• [WHAT IS NEEDED] Begin with the first line of the material and write out each line exactly, ending with the line that contains "0.1, -0.11, 0.133, 0.0, 0.005, 0.01, 0.0, -0.005, 0.0, 0.01]". Pictures are not part of the copy.

start

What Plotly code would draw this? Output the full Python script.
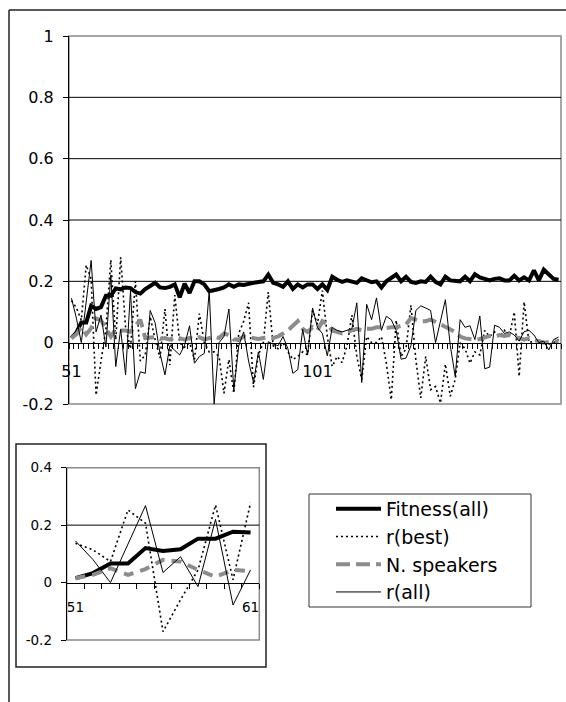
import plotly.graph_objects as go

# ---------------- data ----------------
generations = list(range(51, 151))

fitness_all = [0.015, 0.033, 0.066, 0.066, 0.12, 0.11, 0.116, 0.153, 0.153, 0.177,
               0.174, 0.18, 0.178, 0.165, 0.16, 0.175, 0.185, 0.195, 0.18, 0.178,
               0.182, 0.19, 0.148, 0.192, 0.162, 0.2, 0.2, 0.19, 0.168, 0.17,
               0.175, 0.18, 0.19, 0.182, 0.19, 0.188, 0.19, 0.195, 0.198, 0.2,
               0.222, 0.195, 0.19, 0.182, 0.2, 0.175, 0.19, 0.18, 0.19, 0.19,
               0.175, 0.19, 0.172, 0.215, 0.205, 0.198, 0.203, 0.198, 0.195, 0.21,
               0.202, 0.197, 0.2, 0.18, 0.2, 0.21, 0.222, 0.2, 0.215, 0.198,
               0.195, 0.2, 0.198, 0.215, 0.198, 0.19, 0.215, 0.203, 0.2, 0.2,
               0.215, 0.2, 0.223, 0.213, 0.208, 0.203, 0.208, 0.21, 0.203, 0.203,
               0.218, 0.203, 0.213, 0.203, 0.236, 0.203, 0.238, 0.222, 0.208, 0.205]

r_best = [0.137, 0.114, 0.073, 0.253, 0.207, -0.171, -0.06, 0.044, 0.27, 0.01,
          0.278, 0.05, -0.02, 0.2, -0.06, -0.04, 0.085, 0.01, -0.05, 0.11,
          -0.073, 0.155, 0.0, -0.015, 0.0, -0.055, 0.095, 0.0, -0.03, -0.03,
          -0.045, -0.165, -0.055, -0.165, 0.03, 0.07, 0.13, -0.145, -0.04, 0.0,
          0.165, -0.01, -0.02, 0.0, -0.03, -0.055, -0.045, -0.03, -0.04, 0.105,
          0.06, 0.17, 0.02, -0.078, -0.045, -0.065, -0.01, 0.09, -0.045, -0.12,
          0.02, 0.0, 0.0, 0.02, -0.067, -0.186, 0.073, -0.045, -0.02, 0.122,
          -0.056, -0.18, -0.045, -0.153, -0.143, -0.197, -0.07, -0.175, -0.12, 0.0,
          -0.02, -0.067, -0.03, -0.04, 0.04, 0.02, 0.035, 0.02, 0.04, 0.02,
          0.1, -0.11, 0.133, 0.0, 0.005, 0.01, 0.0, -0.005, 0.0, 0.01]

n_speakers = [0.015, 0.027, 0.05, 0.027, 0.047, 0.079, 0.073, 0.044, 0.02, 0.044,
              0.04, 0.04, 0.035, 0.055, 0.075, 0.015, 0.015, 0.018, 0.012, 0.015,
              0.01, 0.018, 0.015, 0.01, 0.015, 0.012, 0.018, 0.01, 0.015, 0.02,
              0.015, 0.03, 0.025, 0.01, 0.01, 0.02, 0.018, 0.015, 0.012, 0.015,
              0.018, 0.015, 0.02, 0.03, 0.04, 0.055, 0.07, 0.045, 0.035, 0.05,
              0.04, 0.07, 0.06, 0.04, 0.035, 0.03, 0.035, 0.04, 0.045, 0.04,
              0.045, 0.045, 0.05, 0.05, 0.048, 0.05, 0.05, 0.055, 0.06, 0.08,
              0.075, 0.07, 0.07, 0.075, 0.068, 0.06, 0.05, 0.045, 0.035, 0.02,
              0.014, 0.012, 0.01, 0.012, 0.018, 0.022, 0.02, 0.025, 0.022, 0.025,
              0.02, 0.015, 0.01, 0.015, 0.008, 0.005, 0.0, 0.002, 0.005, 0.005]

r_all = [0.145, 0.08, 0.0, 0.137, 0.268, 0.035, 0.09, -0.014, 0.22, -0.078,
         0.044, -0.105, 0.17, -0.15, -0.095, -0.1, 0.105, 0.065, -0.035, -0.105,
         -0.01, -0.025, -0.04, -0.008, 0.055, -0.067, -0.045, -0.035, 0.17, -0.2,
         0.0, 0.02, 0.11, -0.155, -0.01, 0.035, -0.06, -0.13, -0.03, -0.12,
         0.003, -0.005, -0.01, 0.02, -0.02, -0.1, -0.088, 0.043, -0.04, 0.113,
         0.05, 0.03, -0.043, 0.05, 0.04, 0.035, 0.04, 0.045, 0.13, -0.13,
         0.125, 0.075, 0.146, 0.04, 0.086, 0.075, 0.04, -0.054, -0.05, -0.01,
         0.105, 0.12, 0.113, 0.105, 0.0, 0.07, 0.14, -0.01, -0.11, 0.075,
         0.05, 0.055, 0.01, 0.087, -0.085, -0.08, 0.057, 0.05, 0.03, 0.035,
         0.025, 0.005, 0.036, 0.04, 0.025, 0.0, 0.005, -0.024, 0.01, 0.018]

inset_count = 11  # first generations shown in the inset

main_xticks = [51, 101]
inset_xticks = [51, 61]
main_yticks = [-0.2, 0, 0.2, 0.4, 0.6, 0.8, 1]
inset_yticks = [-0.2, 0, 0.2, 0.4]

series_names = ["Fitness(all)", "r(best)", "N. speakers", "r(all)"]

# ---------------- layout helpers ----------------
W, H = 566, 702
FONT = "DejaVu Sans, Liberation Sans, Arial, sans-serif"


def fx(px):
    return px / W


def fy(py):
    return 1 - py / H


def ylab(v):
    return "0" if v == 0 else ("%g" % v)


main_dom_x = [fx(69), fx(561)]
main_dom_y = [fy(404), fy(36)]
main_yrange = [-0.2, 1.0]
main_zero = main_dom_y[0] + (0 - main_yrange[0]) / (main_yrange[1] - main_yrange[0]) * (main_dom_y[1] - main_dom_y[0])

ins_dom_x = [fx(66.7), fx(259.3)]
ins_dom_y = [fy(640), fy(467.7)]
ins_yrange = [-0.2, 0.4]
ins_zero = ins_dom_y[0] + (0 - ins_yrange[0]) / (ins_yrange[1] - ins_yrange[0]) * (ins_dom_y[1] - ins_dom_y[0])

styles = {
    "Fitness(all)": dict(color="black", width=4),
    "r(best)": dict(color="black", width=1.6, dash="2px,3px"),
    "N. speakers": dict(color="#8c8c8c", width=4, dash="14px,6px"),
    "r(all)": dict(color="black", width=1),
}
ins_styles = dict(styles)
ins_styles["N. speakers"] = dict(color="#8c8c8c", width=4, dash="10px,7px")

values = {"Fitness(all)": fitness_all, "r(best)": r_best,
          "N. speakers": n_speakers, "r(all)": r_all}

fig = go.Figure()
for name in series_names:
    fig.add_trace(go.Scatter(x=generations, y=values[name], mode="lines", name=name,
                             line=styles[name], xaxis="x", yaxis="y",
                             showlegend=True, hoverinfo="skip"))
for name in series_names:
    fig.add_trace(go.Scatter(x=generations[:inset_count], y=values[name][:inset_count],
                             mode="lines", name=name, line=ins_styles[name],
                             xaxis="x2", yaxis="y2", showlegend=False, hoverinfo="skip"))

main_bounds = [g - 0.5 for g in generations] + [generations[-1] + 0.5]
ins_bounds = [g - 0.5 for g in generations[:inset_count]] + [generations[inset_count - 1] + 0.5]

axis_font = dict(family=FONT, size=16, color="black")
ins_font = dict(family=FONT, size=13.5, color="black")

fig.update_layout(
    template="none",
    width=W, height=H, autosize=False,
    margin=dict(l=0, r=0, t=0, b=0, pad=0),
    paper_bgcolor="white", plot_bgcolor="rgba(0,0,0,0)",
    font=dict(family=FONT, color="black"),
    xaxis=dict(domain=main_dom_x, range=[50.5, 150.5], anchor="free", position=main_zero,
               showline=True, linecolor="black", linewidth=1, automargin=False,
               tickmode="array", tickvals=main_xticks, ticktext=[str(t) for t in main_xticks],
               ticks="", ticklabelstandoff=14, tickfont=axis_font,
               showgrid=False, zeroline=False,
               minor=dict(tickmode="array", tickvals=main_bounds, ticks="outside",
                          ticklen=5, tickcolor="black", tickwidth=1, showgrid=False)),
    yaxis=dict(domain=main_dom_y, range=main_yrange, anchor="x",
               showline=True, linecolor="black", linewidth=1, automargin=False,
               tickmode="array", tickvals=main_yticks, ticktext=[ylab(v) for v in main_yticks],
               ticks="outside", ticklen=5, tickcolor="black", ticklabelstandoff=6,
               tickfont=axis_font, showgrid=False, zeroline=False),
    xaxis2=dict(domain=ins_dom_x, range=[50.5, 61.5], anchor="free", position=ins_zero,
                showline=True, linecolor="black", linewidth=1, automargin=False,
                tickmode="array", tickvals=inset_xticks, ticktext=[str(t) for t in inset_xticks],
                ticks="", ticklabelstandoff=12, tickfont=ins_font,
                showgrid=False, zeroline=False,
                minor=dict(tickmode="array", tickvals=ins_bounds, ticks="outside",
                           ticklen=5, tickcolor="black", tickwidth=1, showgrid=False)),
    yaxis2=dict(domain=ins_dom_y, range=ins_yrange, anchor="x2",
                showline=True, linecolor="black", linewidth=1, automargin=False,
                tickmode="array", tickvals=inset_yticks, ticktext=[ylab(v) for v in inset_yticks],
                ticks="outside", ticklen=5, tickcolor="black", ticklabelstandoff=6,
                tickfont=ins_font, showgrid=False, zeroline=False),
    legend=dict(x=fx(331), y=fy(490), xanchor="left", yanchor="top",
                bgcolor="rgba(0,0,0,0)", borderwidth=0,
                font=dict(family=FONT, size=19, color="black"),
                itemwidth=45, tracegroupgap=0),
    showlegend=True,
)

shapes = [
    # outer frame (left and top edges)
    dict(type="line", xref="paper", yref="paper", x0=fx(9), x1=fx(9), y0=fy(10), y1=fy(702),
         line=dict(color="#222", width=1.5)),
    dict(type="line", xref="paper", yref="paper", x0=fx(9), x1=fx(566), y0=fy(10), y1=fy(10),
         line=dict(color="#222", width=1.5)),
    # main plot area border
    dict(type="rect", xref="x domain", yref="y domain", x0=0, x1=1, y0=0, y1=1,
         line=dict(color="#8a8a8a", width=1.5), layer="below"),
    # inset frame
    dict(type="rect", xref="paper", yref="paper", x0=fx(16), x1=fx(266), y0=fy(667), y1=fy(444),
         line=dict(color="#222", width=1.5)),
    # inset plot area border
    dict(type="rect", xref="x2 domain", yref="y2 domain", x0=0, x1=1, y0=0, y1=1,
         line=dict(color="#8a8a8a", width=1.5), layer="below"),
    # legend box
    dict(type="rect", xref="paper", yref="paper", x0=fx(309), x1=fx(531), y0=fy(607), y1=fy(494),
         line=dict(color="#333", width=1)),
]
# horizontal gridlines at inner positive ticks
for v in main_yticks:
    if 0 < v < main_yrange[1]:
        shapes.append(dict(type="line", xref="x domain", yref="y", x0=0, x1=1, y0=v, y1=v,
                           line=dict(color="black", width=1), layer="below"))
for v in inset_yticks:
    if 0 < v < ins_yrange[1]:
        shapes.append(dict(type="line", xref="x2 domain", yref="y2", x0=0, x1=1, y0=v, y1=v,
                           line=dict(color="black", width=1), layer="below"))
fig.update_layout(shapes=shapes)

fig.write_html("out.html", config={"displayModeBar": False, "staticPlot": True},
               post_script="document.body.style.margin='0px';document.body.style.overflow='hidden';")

end

• [SOLUTION FOR THIS PROBLEM]
What Plotly code would draw this? Output the full Python script.
import plotly.graph_objects as go

# ---------------- data ----------------
generations = list(range(51, 151))

fitness_all = [0.015, 0.033, 0.066, 0.066, 0.12, 0.11, 0.116, 0.153, 0.153, 0.177,
               0.174, 0.18, 0.178, 0.165, 0.16, 0.175, 0.185, 0.195, 0.18, 0.178,
               0.182, 0.19, 0.148, 0.192, 0.162, 0.2, 0.2, 0.19, 0.168, 0.17,
               0.175, 0.18, 0.19, 0.182, 0.19, 0.188, 0.19, 0.195, 0.198, 0.2,
               0.222, 0.195, 0.19, 0.182, 0.2, 0.175, 0.19, 0.18, 0.19, 0.19,
               0.175, 0.19, 0.172, 0.215, 0.205, 0.198, 0.203, 0.198, 0.195, 0.21,
               0.202, 0.197, 0.2, 0.18, 0.2, 0.21, 0.222, 0.2, 0.215, 0.198,
               0.195, 0.2, 0.198, 0.215, 0.198, 0.19, 0.215, 0.203, 0.2, 0.2,
               0.215, 0.2, 0.223, 0.213, 0.208, 0.203, 0.208, 0.21, 0.203, 0.203,
               0.218, 0.203, 0.213, 0.203, 0.236, 0.203, 0.238, 0.222, 0.208, 0.205]

r_best = [0.137, 0.114, 0.073, 0.253, 0.207, -0.171, -0.06, 0.044, 0.27, 0.01,
          0.278, 0.05, -0.02, 0.2, -0.06, -0.04, 0.085, 0.01, -0.05, 0.11,
          -0.073, 0.155, 0.0, -0.015, 0.0, -0.055, 0.095, 0.0, -0.03, -0.03,
          -0.045, -0.165, -0.055, -0.165, 0.03, 0.07, 0.13, -0.145, -0.04, 0.0,
          0.165, -0.01, -0.02, 0.0, -0.03, -0.055, -0.045, -0.03, -0.04, 0.105,
          0.06, 0.17, 0.02, -0.078, -0.045, -0.065, -0.01, 0.09, -0.045, -0.12,
          0.02, 0.0, 0.0, 0.02, -0.067, -0.186, 0.073, -0.045, -0.02, 0.122,
          -0.056, -0.18, -0.045, -0.153, -0.143, -0.197, -0.07, -0.175, -0.12, 0.0,
          -0.02, -0.067, -0.03, -0.04, 0.04, 0.02, 0.035, 0.02, 0.04, 0.02,
          0.1, -0.11, 0.133, 0.0, 0.005, 0.01, 0.0, -0.005, 0.0, 0.01]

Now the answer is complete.